Restate the data word for word and leave the images out.
------
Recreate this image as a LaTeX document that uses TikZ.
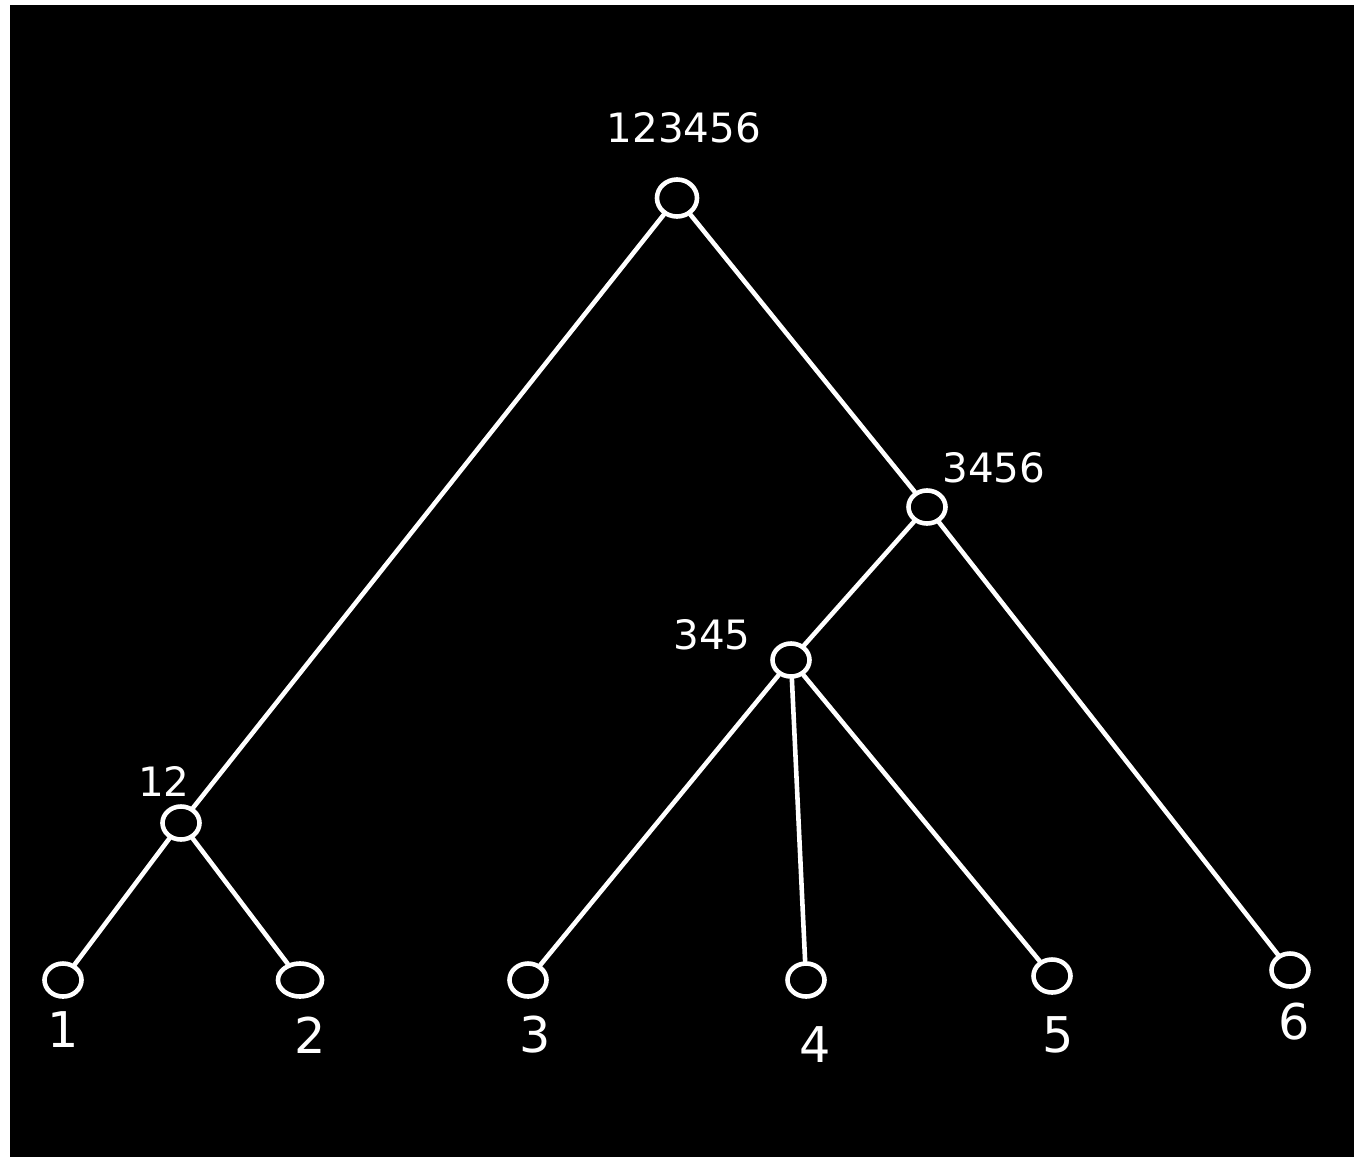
\documentclass[tikz,border=0pt]{standalone}
\usepackage{fontspec}
\setmainfont{DejaVu Sans}
\usetikzlibrary{shapes.geometric}
\begin{document}
\begin{tikzpicture}[x=0.01cm,y=-0.01cm,
  vert/.style={draw=white,line width=1.3pt,ellipse,inner sep=0pt,minimum width=0.37cm,minimum height=0.33cm},
  lab/.style={text=white,font=\fontsize{11.5}{14}\selectfont,inner sep=0pt},
  leaflab/.style={text=white,font=\fontsize{14}{16}\selectfont,inner sep=0pt},
  edge/.style={draw=white,line width=1.3pt,line cap=round}]
\fill[white] (0,0) rectangle (1354,1157);
\fill[black] (10,5) rectangle (1354,1157);
\useasboundingbox (0,0) rectangle (1354,1157);
% vertices
\node[vert,minimum width=0.40cm,minimum height=0.37cm] (r) at (677,198) {};
\node[vert] (c3456) at (927,507) {};
\node[vert] (c345) at (791,660) {};
\node[vert] (c12) at (181,823) {};
\node[vert] (l1) at (63,980) {};
\node[vert,minimum width=0.44cm] (l2) at (300,980) {};
\node[vert] (l3) at (528,980) {};
\node[vert] (l4) at (806,980) {};
\node[vert] (l5) at (1052,976) {};
\node[vert] (l6) at (1290,970) {};
% labels
\node[lab] (tr) at (684,128) {123456};
\node[lab] (t3456) at (994,468) {3456};
\node[lab] (t345) at (712,635) {345};
\node[lab] (t12) at (164,781) {12};
\node[leaflab] (t1) at (63,1030) {1};
\node[leaflab] (t2) at (310,1035) {2};
\node[leaflab] (t3) at (535,1035) {3};
\node[leaflab] (t4) at (815,1045) {4};
\node[leaflab] (t5) at (1058,1035) {5};
\node[leaflab] (t6) at (1294,1022) {6};
% edges
\draw[edge] (r) -- (c12);
\draw[edge] (r) -- (c3456);
\draw[edge] (c3456) -- (c345);
\draw[edge] (c3456) -- (l6);
\draw[edge] (c345) -- (l3);
\draw[edge] (c345) -- (l4);
\draw[edge] (c345) -- (l5);
\draw[edge] (c12) -- (l1);
\draw[edge] (c12) -- (l2);
\end{tikzpicture}
\end{document}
------
### WRITTEN SOLUTION
Recreate this image as a LaTeX document that uses TikZ.
\documentclass[tikz,border=0pt]{standalone}
\usepackage{fontspec}
\setmainfont{DejaVu Sans}
\usetikzlibrary{shapes.geometric}
\begin{document}
\begin{tikzpicture}[x=0.01cm,y=-0.01cm,
  vert/.style={draw=white,line width=1.3pt,ellipse,inner sep=0pt,minimum width=0.37cm,minimum height=0.33cm},
  lab/.style={text=white,font=\fontsize{11.5}{14}\selectfont,inner sep=0pt},
  leaflab/.style={text=white,font=\fontsize{14}{16}\selectfont,inner sep=0pt},
  edge/.style={draw=white,line width=1.3pt,line cap=round}]
\fill[white] (0,0) rectangle (1354,1157);
\fill[black] (10,5) rectangle (1354,1157);
\useasboundingbox (0,0) rectangle (1354,1157);
% vertices
\node[vert,minimum width=0.40cm,minimum height=0.37cm] (r) at (677,198) {};
\node[vert] (c3456) at (927,507) {};
\node[vert] (c345) at (791,660) {};
\node[vert] (c12) at (181,823) {};
\node[vert] (l1) at (63,980) {};
\node[vert,minimum width=0.44cm] (l2) at (300,980) {};
\node[vert] (l3) at (528,980) {};
\node[vert] (l4) at (806,980) {};
\node[vert] (l5) at (1052,976) {};
\node[vert] (l6) at (1290,970) {};
% labels
\node[lab] (tr) at (684,128) {123456};
\node[lab] (t3456) at (994,468) {3456};
\node[lab] (t345) at (712,635) {345};
\node[lab] (t12) at (164,781) {12};
\node[leaflab] (t1) at (63,1030) {1};
\node[leaflab] (t2) at (310,1035) {2};
\node[leaflab] (t3) at (535,1035) {3};
\node[leaflab] (t4) at (815,1045) {4};
\node[leaflab] (t5) at (1058,1035) {5};
\node[leaflab] (t6) at (1294,1022) {6};
% edges
\draw[edge] (r) -- (c12);
\draw[edge] (r) -- (c3456);
\draw[edge] (c3456) -- (c345);
\draw[edge] (c3456) -- (l6);
\draw[edge] (c345) -- (l3);
\draw[edge] (c345) -- (l4);
\draw[edge] (c345) -- (l5);
\draw[edge] (c12) -- (l1);
\draw[edge] (c12) -- (l2);
\end{tikzpicture}
\end{document}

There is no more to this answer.